Signs have even emerged that reggae is beginning to peel off its hoary old skin. "The isle is full of noises, sounds and sweet airs that give delight and don't hurt," muses Caliban, the outcast in Shakespeare's The Tempest. Well, today if you're gay, not all Jamaican music hurts either. Last year Mista Majah P popped his head above the parapet to bring out an album of anti-homophobic tracks called Tolerance. He isn't gay -- straight but not narrow -- but another singer, Diana King, has come out on her Facebook page in what is probably one of the most profound and moving posts ever seen on that medium. Out Caribbean artist Nhojj in 2009 topped the MTV charts with his sweetest of sweet voices singing an overtly same-sex love song. Even arch-homophobe Beenie Man's opinions have apparently "evolved" enough to merit an apology.

LGBT exiles want one day to return to Jamaica, not the Jamaica of their terrified youth, but one which is more at peace with itself, one where politicians and public officials won't use them as a convenient whipping boy for the failures of corruption, one where pulpit panderers can't hide behind a gloss of religiosity, one where everyone, gay or straight, can enjoy the protection of the law. They don't have it yet. Violence against local gay men and lesbians continues unchecked, with three incidents in as many weeks recently, including a double murder. And why is this so? Tradition? Christ? A misplaced morality that is in fact immoral?

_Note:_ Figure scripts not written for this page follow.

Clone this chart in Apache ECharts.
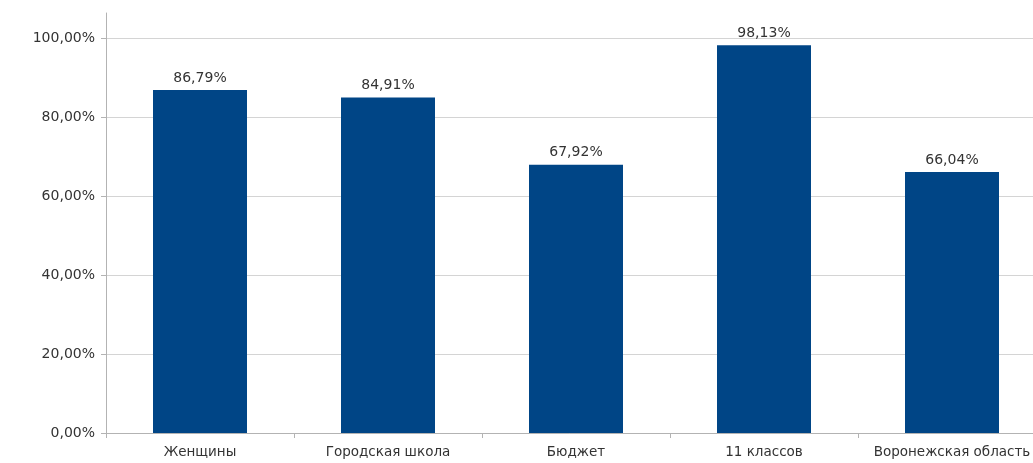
<!DOCTYPE html>
<html><head><meta charset="utf-8">
<script src="https://cdn.jsdelivr.net/npm/echarts@6/dist/echarts.min.js"></script>
<style>html,body{margin:0;padding:0;background:#fff}#c{width:1033px;height:463px}</style>
</head><body><div id="c"></div>
<script>
const categories = ['Женщины', 'Городская школа', 'Бюджет', '11 классов', 'Воронежская область'];
const values = [86.79, 84.91, 67.92, 98.13, 66.04];
const yTicks = [0, 20, 40, 60, 80, 100];

const fmt = v => v.toFixed(2).replace('.', ',') + '%';
const FONT = 'DejaVu Sans';
const chart = echarts.init(document.getElementById('c'));
chart.setOption({
  animation: false,
  grid: { left: 106, top: 13, right: -13, bottom: 30, containLabel: false, outerBoundsMode: 'none' },
  xAxis: {
    type: 'category', data: categories,
    axisLine: { lineStyle: { color: '#b3b3b3' } },
    axisTick: { show: true, interval: 0, length: 5, lineStyle: { color: '#b3b3b3' } },
    axisLabel: { interval: 0, hideOverlap: false, color: '#333', fontFamily: FONT, fontSize: 13.5, margin: 12 }
  },
  yAxis: {
    type: 'value', min: 0, max: 106.3, interval: 20,
    axisLine: { show: true, lineStyle: { color: '#b3b3b3' } },
    axisTick: { show: true, length: 5, lineStyle: { color: '#b3b3b3' } },
    splitLine: { show: true, showMaxLine: false, lineStyle: { color: '#d4d4d4' } },
    axisLabel: { showMaxLabel: false, color: '#333', fontFamily: FONT, fontSize: 14, margin: 11,
      formatter: v => yTicks.includes(v) ? fmt(v) : '' }
  },
  series: [{
    type: 'bar', data: values, barWidth: '50%',
    itemStyle: { color: '#004586' },
    label: { show: true, position: 'top', distance: 5, color: '#333', fontFamily: FONT, fontSize: 14,
      formatter: p => fmt(p.value) }
  }]
});
</script></body></html>
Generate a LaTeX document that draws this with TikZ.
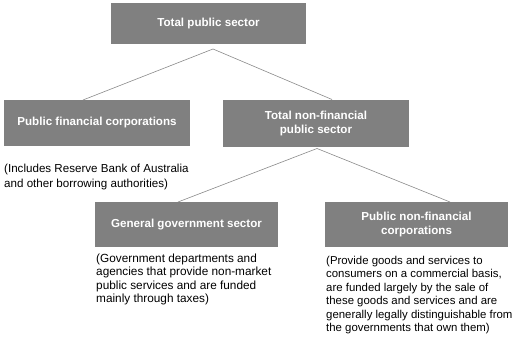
\documentclass[tikz,border=0pt]{standalone}
\usepackage{fontspec}
\setmainfont{Liberation Sans}
\begin{document}
\begin{tikzpicture}[x=1pt,y=-1pt,
  box/.style={fill=boxgray,draw=none,text=white,font=\fontsize{11.6}{14.5}\selectfont\bfseries,align=center,inner sep=0pt},
  note/.style={anchor=north west,inner sep=0pt,align=left,font=\fontsize{11.4}{13.4}\selectfont,text=black},
  link/.style={draw=linegray,line width=0.6pt}]
\definecolor{boxgray}{HTML}{808080}
\definecolor{linegray}{HTML}{8A8A8A}
\useasboundingbox (0,0) rectangle (514,344);
\node[box,minimum width=195pt,minimum height=41pt] (tps) at (208.5,23.5) {Total public sector};
\node[box,minimum width=186pt,minimum height=46pt] (pfc) at (97,123) {Public financial corporations};
\node[box,minimum width=186pt,minimum height=47pt] (tnfps) at (316,123.5) {Total non-financial\\public sector};
\node[box,minimum width=183pt,minimum height=45pt] (ggs) at (186.5,224.5) {General government sector};
\node[box,minimum width=183pt,minimum height=45pt] (pnfc) at (416.5,224.5) {Public non-financial\\corporations};
\coordinate (a1) at (213,49);
\coordinate (a1l) at (83,100);
\coordinate (a1r) at (332,99.5);
\coordinate (a2) at (317,148.5);
\coordinate (a2l) at (178,202);
\coordinate (a2r) at (450,202);
\draw[link] (a1) -- (a1l);
\draw[link] (a1) -- (a1r);
\draw[link] (a2) -- (a2l);
\draw[link] (a2) -- (a2r);
\node[note,font=\fontsize{11.6}{14.8}\selectfont] (pfcn) at (4,164) {(Includes Reserve Bank of Australia\\and other borrowing authorities)};
\node[note,font=\fontsize{11.8}{13.4}\selectfont] (ggsn) at (96,253.5) {(Government departments and\\agencies that provide non-market\\public services and are funded\\mainly through taxes)};
\node[note] (pnfcn) at (326,256) {(Provide goods and services to\\consumers on a commercial basis,\\are funded largely by the sale of\\these goods and services and are\\generally legally distinguishable from\\the governments that own them)};
\end{tikzpicture}
\end{document}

In a private garden in Kingston a meeting was being addressed by a well-known Jamaican activist. A young man, barely out of his teens, asked the speaker if the wider world knew that they, as gay Jamaicans, even existed. Initiatives such as the legal challenge to Jamaica's anti-gay laws and Simpson Miller's yet-to-be-realized policy shift, as well as courageous statements by high-profile Jamaican stars like Diana King, indicate that the wider world does know and cares enough to speak out about the bloody miseries of criminalization. One day soon we may all come to reconsider our relationship with this tremendous, troubled isle.